Les os de Léonidas furent rapportés des Thermopyles quarante ans après le fameux combat, et enterrés au-dessous de l’amphithéâtre, derrière la citadelle, à Sparte. J’ai cherché longtemps cette tombe, un Pausanias à la main. Il y a dans cet endroit six grands monuments aux trois quarts détruits. Je les interrogeois inutilement, pour leur demander les cendres du vainqueur des Perses. Un silence profond régnoit dans ce désert. La terre étoit couverte au loin des débris de Lacédémone. J’errois de ruine en ruine avec le janissaire qui m’accompagnoit. Nous étions les deux seuls hommes vivants au milieu de tant de morts illustres.
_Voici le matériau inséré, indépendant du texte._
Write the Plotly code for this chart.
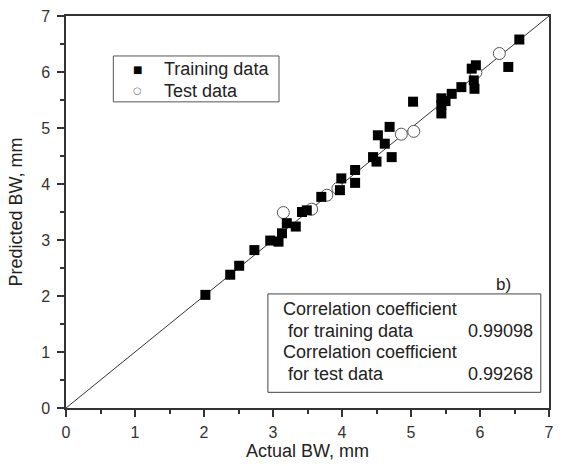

Tous deux barbares, étrangers l’un à l’autre autant qu’à la Grèce, sortis des forêts de la Gaule et des rochers du Caucase, nous nous étions rencontrés au fond du Péloponèse, moi pour passer, lui pour vivre sur des tombeaux qui n’étoient pas ceux de nos aïeux.


23e. — page 200.

Cymodocée, dit Eudore, ne peut demeurer dans la Grèce, etc.

Ainsi la séparation des deux époux et le voyage de Cymodocée à Jérusalem, sont très-suffisamment et très-naturellement motivés. Cymodocée est presque chrétienne et presque épouse d’Eudore ; les chrétiens sont au moment d’être jugés. À chaque livre, l’action fait un pas.


24e. — page 200.

Comme un courrier rapide.

« Transierunt omnia illa tanquam umbra et tanquam nuntius percurrens. » (Sap., cap. v, v. 7.)